Zum Buch:
Der renommierte Arabist und Soziologe analysiert seit längerem den Islamismus und die vielgestaltige dschihadistische Szene. Die Studie erhellt die Hintergründe und den politischen Kontext der jüngsten Terrorwelle. Kepel spricht von der dritten Generation der Dschihadisten. Die erste wollte die Massen in den muslimischen Ländern aufwiegeln, die zweite wollte den Kampf in die USA tragen. Die dritte nun folgt einem Drehbuch, das Abu Musab al-Suri 2005 ins Internet gestellt hat: ein über 1.500 Seiten langer „Aufruf zum weltweiten islamischen Widerstand.“ Er sah anstelle der hierarchischen al-Qaida kleine, selbstständig agierende Terrorzellen vor. Kepel zeigt en détail, wie die Dschihadisten diese Strategie in Taten umsetzen. Und er erhellt die dichten Verbindungen zwischen dem „Islamischen Staat“ und islamistischen Gruppen in den Banlieus, die um die Deutungshoheit unter Frankreichs Muslimen wetteifern und Rekruten für den Dschihad rekrutieren.
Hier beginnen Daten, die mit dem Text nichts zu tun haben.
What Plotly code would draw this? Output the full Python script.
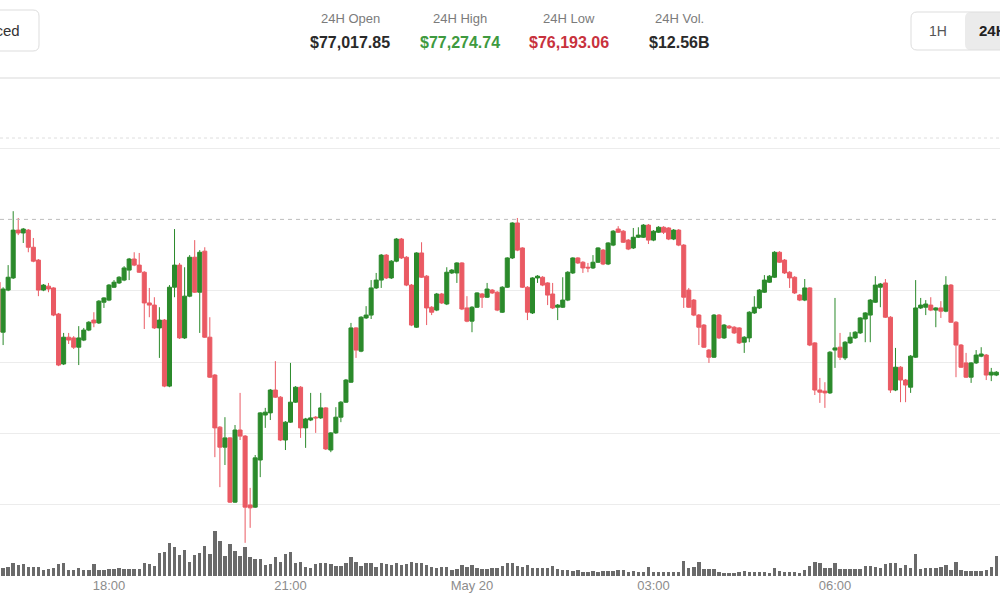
import plotly.graph_objects as go
import pandas as pd

# ---------------- data ----------------
start_time = "2025-05-19 16:10"

open_ = [77024, 76884, 77002, 77036, 77170, 77162, 77170, 77122, 77086, 77002,
         77013, 77008, 76935, 76795, 76870, 76868, 76842, 76862, 76890, 76918,
         76910, 76968, 76974, 77010, 77022, 77030, 77058, 77089, 77072, 77052,
         76966, 76960, 76896, 76918, 76733, 77010, 77072, 76868, 76985, 77094,
         76996, 77111, 76870, 76764, 76618, 76562, 76588, 76408, 76610, 76593,
         76400, 76394, 76526, 76652, 76658, 76722, 76702, 76582, 76632, 76688,
         76730, 76616, 76638, 76646, 76644, 76672, 76554, 76602, 76646, 76688,
         76744, 76896, 76831, 76924, 76932, 77008, 77030, 77100, 77036, 77083,
         77145, 77094, 77016, 76898, 77106, 77041, 76954, 76946, 76991, 76963,
         77050, 77050, 77078, 76952, 76915, 76954, 76991, 76982, 77002, 76996,
         76940, 77010, 77092, 77190, 77120, 77010, 76938, 77036, 77038, 77022,
         76991, 76954, 76954, 76974, 77050, 77092, 77080, 77066, 77064, 77080,
         77114, 77075, 77128, 77173, 77167, 77142, 77120, 77150, 77150, 77184,
         77142, 77164, 77178, 77176, 77145, 77170, 77128, 77002, 76974, 76932,
         76904, 76834, 76814, 76932, 76868, 76901, 76898, 76896, 76856, 76868,
         76938, 76952, 76996, 77024, 77038, 77108, 77086, 77052, 77038, 76988,
         76974, 77008, 76854, 76722, 76719, 76714, 76834, 76842, 76812, 76854,
         76868, 76882, 76921, 76932, 76968, 77010, 77022, 76926, 76722, 76786,
         76750, 76730, 76814, 76952, 76954, 76960, 76946, 76952, 76943, 77016,
         76912, 76848, 76798, 76758, 76798, 76817, 76820, 76764, 76764]

high_ = [77036, 77010, 77072, 77223, 77204, 77176, 77173, 77148, 77089, 77019,
         77022, 77010, 76938, 76882, 76882, 76873, 76901, 76896, 76915, 76940,
         76974, 76982, 77019, 77030, 77041, 77069, 77092, 77108, 77106, 77055,
         77008, 76982, 76954, 76921, 77016, 77173, 77078, 77066, 77100, 77142,
         77114, 77122, 76926, 76767, 76621, 76646, 76590, 76624, 76714, 76596,
         76448, 76540, 76660, 76672, 76725, 76803, 76705, 76635, 76798, 76733,
         76733, 76644, 76714, 76649, 76714, 76674, 76604, 76674, 76691, 76753,
         76910, 76898, 76929, 76957, 77030, 77050, 77103, 77103, 77086, 77148,
         77148, 77097, 77019, 77108, 77136, 77044, 76957, 76994, 76994, 77066,
         77061, 77080, 77080, 76985, 76957, 76996, 76994, 77022, 77005, 76999,
         77013, 77094, 77192, 77204, 77122, 77013, 77038, 77044, 77041, 77024,
         77022, 76963, 77038, 77055, 77094, 77094, 77083, 77078, 77100, 77122,
         77117, 77136, 77170, 77181, 77170, 77145, 77176, 77178, 77187, 77187,
         77170, 77181, 77181, 77178, 77173, 77173, 77131, 77008, 76977, 76935,
         76907, 76837, 76935, 76935, 76907, 76904, 76901, 76898, 76873, 76943,
         76985, 77005, 77044, 77044, 77111, 77111, 77089, 77055, 77041, 76991,
         77033, 77010, 76856, 76756, 76744, 76831, 76980, 76882, 76859, 76884,
         76887, 76926, 76940, 76977, 77041, 77022, 77033, 76929, 76840, 76789,
         76753, 76820, 77030, 76980, 76974, 76982, 76954, 76971, 77041, 77019,
         76915, 76851, 76826, 76800, 76834, 76842, 76823, 76784, 76775]

low_ = [76873, 76848, 76999, 77033, 77156, 77134, 77108, 77080, 76985, 76999,
        76996, 76929, 76789, 76792, 76851, 76837, 76792, 76859, 76887, 76898,
        76907, 76952, 76971, 77008, 77019, 77027, 77030, 77069, 77050, 76893,
        76926, 76893, 76812, 76730, 76730, 76982, 76865, 76865, 76982, 76994,
        76882, 76868, 76756, 76534, 76450, 76512, 76406, 76406, 76582, 76294,
        76336, 76392, 76478, 76616, 76638, 76700, 76579, 76554, 76630, 76686,
        76588, 76560, 76635, 76602, 76641, 76554, 76548, 76599, 76632, 76686,
        76742, 76812, 76828, 76921, 76921, 77005, 77008, 77033, 77033, 77080,
        77089, 77013, 76901, 76896, 77036, 76904, 76932, 76943, 76963, 76960,
        77047, 77022, 76946, 76912, 76884, 76952, 76952, 76980, 76991, 76943,
        76938, 77008, 77089, 77111, 77008, 76918, 76935, 77022, 77013, 76960,
        76949, 76918, 76952, 76971, 77047, 77075, 77050, 77052, 77061, 77078,
        77072, 77072, 77125, 77162, 77134, 77114, 77117, 77148, 77148, 77131,
        77139, 77162, 77159, 77142, 77142, 77125, 76952, 76952, 76929, 76848,
        76840, 76798, 76812, 76865, 76865, 76893, 76879, 76851, 76826, 76856,
        76935, 76949, 76994, 77022, 77036, 77078, 77047, 77008, 76991, 76971,
        76971, 76845, 76708, 76686, 76672, 76711, 76784, 76806, 76806, 76851,
        76865, 76879, 76856, 76856, 76966, 76954, 76924, 76714, 76719, 76688,
        76688, 76714, 76812, 76949, 76932, 76943, 76898, 76924, 76940, 76910,
        76758, 76784, 76756, 76742, 76795, 76814, 76750, 76747, 76761]

close_ = [76884, 77005, 77038, 77170, 77162, 77173, 77122, 77083, 77002, 77016,
          77005, 76932, 76792, 76870, 76862, 76842, 76868, 76890, 76912, 76910,
          76971, 76980, 77016, 77024, 77038, 77064, 77089, 77072, 77052, 76966,
          76960, 76896, 76918, 76733, 77010, 77072, 76868, 76985, 77094, 76996,
          77108, 76870, 76758, 76616, 76562, 76588, 76408, 76610, 76593, 76394,
          76392, 76532, 76658, 76660, 76722, 76702, 76582, 76632, 76688, 76730,
          76616, 76641, 76644, 76644, 76672, 76557, 76602, 76646, 76688, 76750,
          76896, 76834, 76926, 76932, 77008, 77030, 77100, 77036, 77083, 77145,
          77092, 77016, 76904, 77106, 77038, 76952, 76940, 76991, 76966, 77052,
          77058, 77078, 76949, 76915, 76954, 76994, 76982, 77005, 76994, 76946,
          77010, 77092, 77190, 77114, 77010, 76940, 77036, 77041, 77016, 76988,
          76952, 76960, 76974, 77052, 77092, 77078, 77064, 77064, 77080, 77120,
          77075, 77134, 77167, 77164, 77136, 77117, 77150, 77156, 77184, 77142,
          77167, 77178, 77164, 77145, 77170, 77128, 76982, 76954, 76932, 76898,
          76842, 76814, 76932, 76868, 76904, 76896, 76882, 76854, 76870, 76940,
          76954, 77002, 77030, 77041, 77108, 77080, 77050, 77036, 76994, 76974,
          77008, 76848, 76722, 76716, 76714, 76828, 76840, 76814, 76856, 76870,
          76884, 76924, 76938, 76974, 77016, 77019, 76926, 76722, 76786, 76750,
          76736, 76817, 76952, 76960, 76963, 76946, 76952, 76943, 77016, 76912,
          76848, 76786, 76758, 76798, 76820, 76823, 76764, 76772, 76772]

volume = [650, 400, 450, 650, 550, 600, 450, 450, 450, 300,
          350, 400, 600, 650, 300, 300, 400, 300, 300, 600,
          300, 300, 350, 350, 400, 350, 350, 350, 350, 650,
          600, 500, 1150, 1200, 1650, 1450, 1050, 1300, 700, 1050,
          1150, 1500, 1100, 2250, 1750, 1000, 1600, 1250, 1000, 1450,
          950, 850, 850, 550, 600, 950, 700, 1100, 1200, 650,
          700, 450, 400, 600, 650, 650, 600, 500, 500, 650,
          950, 700, 500, 650, 650, 450, 650, 600, 550, 650,
          550, 600, 700, 650, 650, 550, 450, 400, 450, 450,
          300, 350, 550, 450, 550, 400, 350, 350, 400, 400,
          500, 650, 650, 500, 450, 550, 400, 400, 400, 400,
          500, 350, 300, 300, 250, 300, 200, 200, 250, 200,
          250, 250, 250, 300, 300, 200, 250, 200, 200, 450,
          200, 200, 200, 200, 200, 200, 750, 400, 450, 700,
          350, 350, 350, 200, 150, 150, 150, 200, 250, 200,
          200, 200, 200, 150, 400, 250, 200, 200, 200, 150,
          300, 500, 700, 650, 400, 400, 650, 350, 350, 350,
          350, 350, 500, 500, 450, 400, 600, 650, 650, 400,
          550, 400, 1100, 350, 400, 400, 400, 450, 550, 300,
          700, 300, 250, 250, 250, 250, 300, 450, 1000]

tick_vals = ["2025-05-19 18:00", "2025-05-19 21:00", "2025-05-20 00:00",
             "2025-05-20 03:00", "2025-05-20 06:00", "2025-05-20 09:00"]
tick_text = ["18:00", "21:00", "May 20", "03:00", "06:00", "09:00"]
grid_prices = [76400, 76600, 76800, 77000, 77400]
ref_price = 77200

stat_labels = ["24H Open", "24H High", "24H Low", "24H Vol."]
stat_values = ["$77,017.85", "$77,274.74", "$76,193.06", "$12.56B"]

# ---------------- style ----------------
W, H = 1000, 600
GREEN = "#2b8a2b"
RED = "#ea5a63"
VOL = "#6a6a6a"
FONT = "Liberation Sans, Arial, sans-serif"

times = pd.date_range(start_time, periods=len(open_), freq="5min")


def px(x):
    return x / W


def py(y):
    return 1 - y / H


def rrect(x0, y0, x1, y1, r):
    rx, ry = r / W, r / H
    X0, X1, Y0, Y1 = px(x0), px(x1), py(y0), py(y1)
    return (f"M{X0+rx},{Y0} L{X1-rx},{Y0} Q{X1},{Y0} {X1},{Y0-ry} "
            f"L{X1},{Y1+ry} Q{X1},{Y1} {X1-rx},{Y1} L{X0+rx},{Y1} "
            f"Q{X0},{Y1} {X0},{Y1+ry} L{X0},{Y0-ry} Q{X0},{Y0} {X0+rx},{Y0} Z")


fig = go.Figure()

fig.add_trace(go.Bar(
    x=times, y=volume, yaxis="y", xaxis="x",
    marker=dict(color=VOL, line=dict(width=0)),
    width=5 * 60 * 1000 * 0.68, hoverinfo="skip", showlegend=False,
))

fig.add_trace(go.Candlestick(
    x=times, open=open_, high=high_, low=low_, close=close_,
    yaxis="y2", xaxis="x",
    increasing=dict(line=dict(color=GREEN, width=1), fillcolor=GREEN),
    decreasing=dict(line=dict(color=RED, width=1), fillcolor=RED),
    whiskerwidth=0, showlegend=False,
))

x_start = pd.Timestamp("2025-05-19 16:11:55")
x_end = pd.Timestamp("2025-05-20 08:43:39")

shapes = [
    dict(type="line", xref="paper", yref="paper", x0=0, x1=1, y0=py(78), y1=py(78),
         line=dict(color="#ececec", width=2)),
    dict(type="line", xref="paper", yref="paper", x0=0, x1=1, y0=py(138), y1=py(138),
         line=dict(color="#dedede", width=1, dash="dot")),
    dict(type="line", xref="paper", yref="y2", x0=0, x1=1, y0=ref_price, y1=ref_price,
         line=dict(color="#bdbdbd", width=1, dash="4px,4px")),
    dict(type="path", xref="paper", yref="paper", path=rrect(-20, 10, 39, 51, 6),
         line=dict(color="#dddddd", width=1), fillcolor="white"),
    dict(type="path", xref="paper", yref="paper", path=rrect(965, 12, 1030, 50, 6),
         line=dict(width=0), fillcolor="#ebebeb"),
    dict(type="path", xref="paper", yref="paper", path=rrect(911, 12, 1030, 50, 6),
         line=dict(color="#dddddd", width=1), fillcolor="rgba(0,0,0,0)"),
]

annotations = []
centers = [350, 460, 569, 679]
val_colors = ["#2a2a2a", "#3f9a3f", "#c8323d", "#2a2a2a"]
for cx, lab, val, col in zip(centers, stat_labels, stat_values, val_colors):
    annotations.append(dict(xref="paper", yref="paper", x=px(cx), y=py(18), text=lab,
                            showarrow=False, xanchor="center", yanchor="middle",
                            font=dict(family=FONT, size=13, color="#7b7b7b")))
    annotations.append(dict(xref="paper", yref="paper", x=px(cx), y=py(43), text=val,
                            showarrow=False, xanchor="center", yanchor="middle",
                            font=dict(family=FONT, size=16, color=col, weight=600)))

annotations += [
    dict(xref="paper", yref="paper", x=px(22), y=py(30), text="Advanced", showarrow=False,
         xanchor="right", yanchor="middle", xshift=0,
         font=dict(family=FONT, size=15, color="#333333")),
    dict(xref="paper", yref="paper", x=px(938), y=py(31), text="1H", showarrow=False,
         xanchor="center", yanchor="middle", font=dict(family=FONT, size=14, color="#555555")),
    dict(xref="paper", yref="paper", x=px(977), y=py(31), text="24H", showarrow=False,
         xanchor="left", yanchor="middle",
         font=dict(family=FONT, size=15, color="#222222", weight=700)),
]

fig.update_layout(
    width=W, height=H,
    margin=dict(l=0, r=0, t=0, b=0),
    paper_bgcolor="white", plot_bgcolor="rgba(0,0,0,0)",
    showlegend=False, hovermode=False,
    boxgap=0.2, boxgroupgap=0,
    bargap=0,
    font=dict(family=FONT),
    xaxis=dict(
        domain=[0, 1], anchor="y", type="date", range=[x_start, x_end],
        tickmode="array", tickvals=tick_vals, ticktext=tick_text,
        showgrid=False, zeroline=False, showline=False, ticks="",
        tickfont=dict(family=FONT, size=13, color="#8c8c8c"),
        rangeslider=dict(visible=False), automargin=False, fixedrange=True,
    ),
    yaxis=dict(
        domain=[py(576), py(576 - 59.52)], range=[0, 2976], anchor="x",
        showgrid=False, zeroline=False, showticklabels=False, showline=False,
        automargin=False, fixedrange=True,
    ),
    yaxis2=dict(
        domain=[py(576), py(80)], range=[76201.1, 77590.5], anchor="x",
        tickmode="array", tickvals=grid_prices,
        showgrid=True, gridcolor="#ececec", gridwidth=1,
        zeroline=False, showticklabels=False, showline=False, ticks="",
        automargin=False, fixedrange=True,
    ),
    shapes=shapes,
    annotations=annotations,
)

fig.write_html("out.html")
Der IS und der „hausgemachte Terrorismus“ in Frankreich lassen sich nicht säuberlich trennen. Letzterer hat einige spezifische Züge: der verdrängte Algerienkrieg wirkt nach. Gleichwohl steht ganz Europa, das al-Suri ausdrücklich zum Schlachtfeld erklärte, im Fadenkreuz. Die Täter des 13. November bejubelten das „gesegnete Gemetzel an der französischen Kreuzfahrernation in Paris, dem größten Träger des Kreuzes in Europa.“ Sie trachten danach, unsere Gesellschaften in Panik zu versetzen, die Integration der Muslime zu unterbinden und diese in eine identitäre Abschottung zu treiben. So geraten vernachlässigte und verwahrloste Vorstädte in die Zange: auf der einen Seite der Nationalismus der extremen Rechten, auf der anderen ein fundamentalistischer Islam, der die Zerstörung Europas durch den Bürgerkrieg propagiert. Während die Linke gespalten ist zwischen radikalem Laizismus und denen, die jede Kritik am Islam ablehnen, ist die ethno-konfessionelle Kluft im Land bedrohlich weit fortgeschritten. Jeder Anschlag treibt dem Front National, der– wie einst die KPF – als „Tribunat“ einer mythischen Plebs fungiert, Wähler in die Arme. Meinungsforscher bescheinigen ihm gute Aussichten für die kommende Präsidentschaftswahl.
Die Aktualität dieses informativen Buches steht außer Frage. Doch hat sie ihren Preis, denn zahllose Redundanzen trüben die Lesefreude. Die instruktive Sachkenntnis und der Detailreichtum wiegen das allerdings wieder auf.